Glancing back at the entrance above him, swallowed up by the darkness, Alex realized he may have just made a colossal error in following Caius and leaving Ellabell behind. If Caius wanted to keep him as a bargaining chip, this would be the perfect ruse, luring him down into the dark, oppressive heart of the keep, where no one could hear him shout for help.
If Alex thought the normal hallways were eerily quiet, it was nothing compared to the deathly silence that lingered down in the catacombs, interrupted only by the occasional click of Caius’s cane. The permeating stillness made Alex’s skin crawl. He began to feel sick as he descended farther and farther into the prison.
At long last, they arrived at the end of the staircase.

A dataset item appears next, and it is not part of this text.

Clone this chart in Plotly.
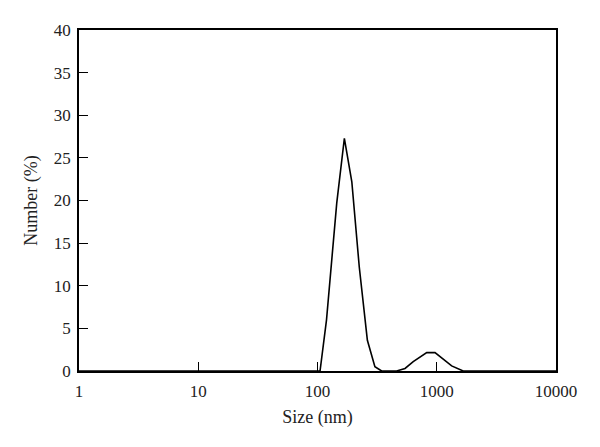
import plotly.graph_objects as go

size_nm = [1, 105, 119, 145, 168, 194, 224, 262, 303, 345, 461, 542, 635, 824, 967, 1135, 1334, 1667, 10000]
number_pct = [0, 0, 6.0, 19.7, 27.3, 22.2, 12.2, 3.6, 0.5, 0, 0, 0.3, 1.1, 2.15, 2.15, 1.4, 0.6, 0, 0]

x_tickvals = [1, 10, 100, 1000, 10000]
x_ticktext = ["1", "10", "100", "1000", "10000"]
y_tickvals = [0, 5, 10, 15, 20, 25, 30, 35, 40]

font_family = "Liberation Serif, Times New Roman, serif"

fig = go.Figure()
fig.add_trace(go.Scatter(
    x=size_nm, y=number_pct, mode="lines",
    line=dict(color="black", width=1.6),
    cliponaxis=False, showlegend=False,
))

fig.update_layout(
    width=592, height=439,
    margin=dict(l=71, r=44, t=22, b=76),
    paper_bgcolor="white", plot_bgcolor="white",
    font=dict(family=font_family, size=17, color="#222"),
    xaxis=dict(
        type="log", range=[0, 4],
        tickvals=x_tickvals, ticktext=x_ticktext,
        ticks="inside", ticklen=9, tickwidth=1.2, tickcolor="black",
        showline=True, linecolor="black", linewidth=1.5, mirror=True,
        showgrid=False, zeroline=False,
        title=dict(text="Size (nm)", standoff=10, font=dict(size=18)),
        tickfont=dict(size=17),
        ticklabelstandoff=4,
    ),
    yaxis=dict(
        range=[0, 40], tickvals=y_tickvals,
        ticks="inside", ticklen=9, tickwidth=1.2, tickcolor="black",
        showline=True, linecolor="black", linewidth=1.5, mirror=True,
        showgrid=False, zeroline=False,
        title=dict(text="Number (%)", standoff=12, font=dict(size=18)),
        tickfont=dict(size=17),
        ticklabelstandoff=3,
    ),
)

fig.write_html("out.html")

Caius moved past Alex, lighting torches to illuminate the way ahead. As the glow crept forward, Alex saw that he stood at the head of a long, cave-like passageway hewn into the rock foundations of the keep, with an imposing wooden door at the end. Other, smaller doors veered off from the passageway, but it was the large, looming door that drew Alex’s attention. They walked toward it, the thud of Caius’s cane echoing loudly around them.
Caius opened it, the hinges straining, and led Alex into the unknown. Alex gasped, gazing around at the enormity of the vast, dimly lit room that met him. It only grew larger as Caius set his t
orch in a bracket, the light spreading out across the walls. The ceiling disappeared above him, too high to be seen by the naked eye. A great, gaping cavern covered the center of the enormous chamber, falling away into the earth, the pit seemingly bottomless. On a shelf of stone jutting above the abyss, a golden bird perched, beating gleaming metallic wings in a steady rhythm, its sharp beak poised toward the impossibly deep crater. The scent of fear and something distinctly sour stung Alex’s nostrils.
Getting as close to the edge as he dared, Alex peered down into the maddening darkness. There was nothing to stop him from falling in, no fence or wall, and he could feel the magnetic draw of whatever lay in wait at the pit’s center. Beneath his feet, the ground trembled.
“What is this place?” Alex asked, staring down into the shadows.
“This is how the Great Evil is sated,” Caius replied calmly.
Alex drew back from the edge. “What is it?”
“Do you recall hearing about a silver mist?”
Alex nodded. “The one that swallowed up the life magic of the mages, on that final day?” he replied, remembering the tale.
“Well, that is the Great Evil,” Caius said matter-of-factly.
Alex frowned. “A mist?” It didn’t seem all that frightening to him.
“Much more than a mist, Alex—it is a ravenous, deadly plague that needs to be fed in order to keep it below the earth, away from where it could do great harm,” Caius replied, a haunted expression in his golden eyes.
“I thought it would be a giant monster or something,” Alex said. “A mist” just didn’t have the same ring to it as “a giant monster.” He tried to picture a cloud with eyes and fangs coming toward him. No matter how he envisioned it, the image was a comical one.
“If it were a monster, it could be fought off,” Caius said. “How, pray tell, do you fight a miasma that can move freely, shifting and flowing, getting in the smallest of gaps, undeterred by weapons and combat?”